To make diverse systems like Joule and Gemini Enterprise speak the same language, we rely on specialized agent gateway application programming interfaces that serve as the connective tissue of the operation. These APIs allow different AI agents to exchange context—such as customer history or current campaign performance—without losing the nuances of the data as it moves between SAP and Google Cloud. The technical requirement here is a unified orchestration layer where a request in one system can trigger a cascade of reasoning and action in another, effectively creating a single working layer for the AI. This means if Joule identifies a dip in engagement, it can signal Gemini-powered agents to adjust the content strategy and re-allocate the budget across channels instantly. It is a highly synchronized dance that requires robust interoperability, ensuring that the agents aren’t just working in parallel, but are actually collaborating on a shared mission.
As organizations move from AI experimentation to full-scale orchestration, the focus shifts toward systems that reason and adapt to market shifts. What are the key milestones for expanding this multi-agent model across a broader customer experience portfolio, and how does this shift redefine the daily workflow of marketing teams?
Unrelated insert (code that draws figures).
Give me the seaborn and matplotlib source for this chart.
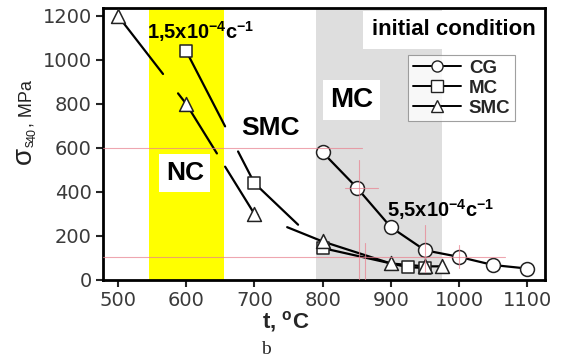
import numpy as np
import matplotlib
matplotlib.use("Agg")
import matplotlib.pyplot as plt
import seaborn as sns
import pandas as pd
from matplotlib.lines import Line2D

# measured points
cg_t = [800, 850, 900, 950, 1000, 1050, 1100]
cg_s = [580, 420, 240, 135, 105, 68, 52]
mc_t = [600, 700, 800, 925, 950]
mc_s = [1040, 440, 145, 58, 55]
smc_t = [500, 600, 700, 800, 900, 950, 975]
smc_s = [1200, 800, 300, 175, 75, 62, 62]

# breaks in the drawn lines (t ranges where the line is not drawn)
smc_gaps = [(566, 588), (645, 657), (705, 748)]
mc_gaps = [(657, 676), (764, 797)]
cg_gaps = []

# thin red guide lines: (level, start, end)
guide_h = [(600, 478, 858), (103, 478, 1068), (418, 833, 881)]
guide_v = [(853, 0, 545), (862, 0, 168), (950, 35, 250), (1000, 55, 160)]

nc_band = (545, 655)
mc_band = (790, 975)

sns.set_style("ticks")
plt.rcParams["font.family"] = ["Liberation Sans", "DejaVu Sans"]
plt.rcParams["mathtext.fontset"] = "custom"
plt.rcParams["mathtext.rm"] = "Liberation Sans"
plt.rcParams["mathtext.bf"] = "Liberation Sans:bold"
plt.rcParams["mathtext.it"] = "Liberation Sans:italic"


def broken_line(t, s, gaps):
    t = np.asarray(t, float)
    s = np.asarray(s, float)
    xs, ys = list(t), list(s)
    for a, b in gaps:
        xs += [a, (a + b) / 2, b]
        ys += [np.interp(a, t, s), np.nan, np.interp(b, t, s)]
    order = np.argsort(xs, kind="stable")
    return np.array(xs)[order], np.array(ys)[order]


fig = plt.figure(figsize=(5.61, 3.57), dpi=100)
ax = fig.add_axes([0.1836, 0.2157, 0.7879, 0.762])

ax.axvspan(*nc_band, color="#ffff00", lw=0, zorder=0)
ax.axvspan(*mc_band, color="#dedede", lw=0, zorder=0)

series = [
    ("CG", cg_t, cg_s, cg_gaps, "o", 10),
    ("MC", mc_t, mc_s, mc_gaps, "s", 9),
    ("SMC", smc_t, smc_s, smc_gaps, "^", 10),
]
handles = []
for name, t, s, gaps, mk, ms in series:
    x, y = broken_line(t, s, gaps)
    ax.plot(x, y, color="black", lw=1.6, zorder=3)
    df = pd.DataFrame({"t": t, "s": s})
    sns.scatterplot(data=df, x="t", y="s", marker=mk, s=ms ** 2,
                    facecolor="white", edgecolor="#222222", linewidth=1.1,
                    ax=ax, zorder=4)
    handles.append(Line2D([], [], color="black", lw=1.4, marker=mk, ms=8,
                          mfc="white", mec="#222222", mew=1.0, label=name))

for lev, a, b in guide_h:
    ax.plot([a, b], [lev, lev], color="#e8808f", lw=0.8, alpha=0.7, zorder=5)
for lev, a, b in guide_v:
    ax.plot([lev, lev], [a, b], color="#e8808f", lw=0.8, alpha=0.7, zorder=5)

ax.set_xlim(478, 1126)
ax.set_ylim(0, 1236)
ax.set_xticks([500, 600, 700, 800, 900, 1000, 1100])
ax.set_yticks([0, 200, 400, 600, 800, 1000, 1200])
for lab in ax.get_xticklabels() + ax.get_yticklabels():
    lab.set_family("DejaVu Sans")
ax.tick_params(labelsize=14, labelcolor="#3a3a3a", width=1.5, length=5,
               direction="out", pad=3)
for sp in ax.spines.values():
    sp.set_visible(True)
    sp.set_linewidth(2)
    sp.set_color("black")

ax.set_xlabel(r"t, $^{\mathbf{o}}$C", fontsize=16, fontweight="bold", va="center")
ax.xaxis.set_label_coords(0.414, -0.154)

# y label: large sigma, small subscript, then unit
ylab = dict(rotation=90, ha="center", color="#222222")
fig.text(24 / 561, 1 - 155 / 357, "σ", fontsize=20, va="center", **ylab)
fig.text(33 / 561, 1 - 142 / 357, "40", fontsize=9, va="bottom", **ylab)
fig.text(27 / 561, 1 - 127 / 357, ", MPa", fontsize=13, va="bottom", **ylab)

bold = dict(fontweight="bold", color="black", zorder=6)
ax.text(542, 1127, r"1,5x10$^{\mathbf{-4}}$c$^{\mathbf{-1}}$", fontsize=14.5,
        ha="left", va="center", **bold)
ax.text(895, 318, r"5,5x10$^{\mathbf{-4}}$c$^{\mathbf{-1}}$", fontsize=14.5,
        ha="left", va="center", **bold)
box = dict(boxstyle="square,pad=0.25", fc="white", ec="none")
ax.text(723, 690, "SMC", fontsize=19, ha="center", va="center", **bold)
ax.text(598, 486, "NC", fontsize=19, ha="center", va="center", bbox=box, **bold)
ax.text(843, 818, "MC", fontsize=20, ha="center", va="center", bbox=box, **bold)
ax.text(872, 1136, "initial condition", fontsize=16, ha="left", va="center",
        bbox=dict(boxstyle="square,pad=0.4", fc="white", ec="none"), **bold)

leg = ax.legend(handles=handles, loc="upper left", bbox_to_anchor=(0.69, 0.827),
                borderaxespad=0, fancybox=False, frameon=True, handlelength=2.6,
                handletextpad=0.4, labelspacing=0.15, borderpad=0.25,
                prop={"weight": "bold", "size": 13.5})
leg.get_frame().set_edgecolor("#888888")
leg.get_frame().set_linewidth(0.8)
leg.set_zorder(7)

fig.text(0.474, 0.022, "b", family="Liberation Serif", fontsize=14,
         ha="center", va="center")

fig.savefig("out.png", dpi=100)
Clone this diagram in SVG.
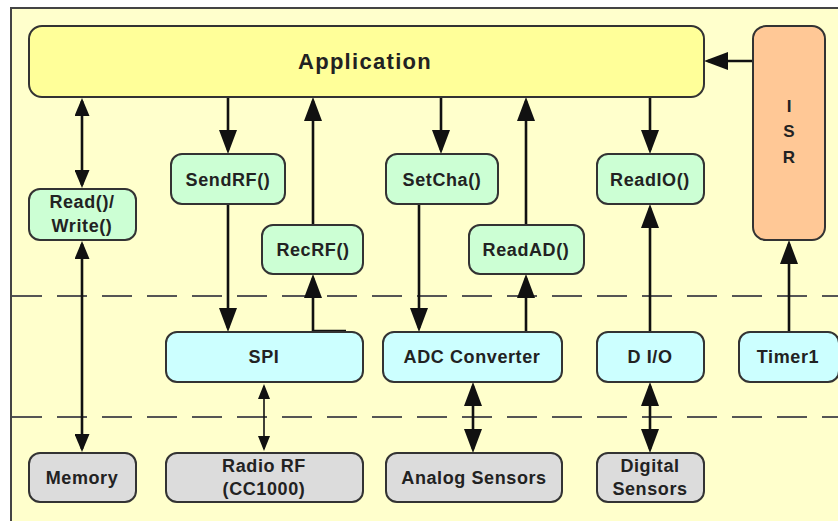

The journey from AI experimentation to full-scale orchestration is marked by the move from single-purpose bots to systems that can “reason” through market volatility. A major milestone will be the rollout in the second half of 2026, where we will see these marketing use cases move from pilot programs to standard enterprise operations. For the daily workflow of a marketing team, this shift is transformative; the “grind” of manual campaign management, such as exporting lists or manually tweaking email templates, is replaced by strategic oversight. Marketers will spend less time on the administrative “how” of a campaign and significantly more time on the creative and strategic “why,” shaping the overall customer journey while the multi-agent system handles the tactical execution. This transition redefines the role of the marketer from a tool-operator to a journey-architect, leveraging a platform that adapts in real-time to how consumers are actually behaving.
What is your forecast for the evolution of multi-agent AI in the enterprise sector over the next five years?
Over the next five years, I expect we will move away from seeing AI as a standalone tool and begin viewing it as an invisible, foundational layer that exists within every business application. We will see the “agentic” model expand far beyond marketing, moving into supply chain logistics, human resources, and financial planning, where specialized agents from different vendors interact as naturally as human colleagues do today. The “single working layer” we are seeing built by SAP and Google Cloud will likely become the blueprint for all enterprise software, breaking down the remaining silos between front-office engagement and back-office operations. Ultimately, the successful enterprises of the future won’t be the ones with the most data, but the ones with the most coherent multi-agent orchestration, allowing them to turn massive amounts of information into decisive, automated action in a fraction of a second.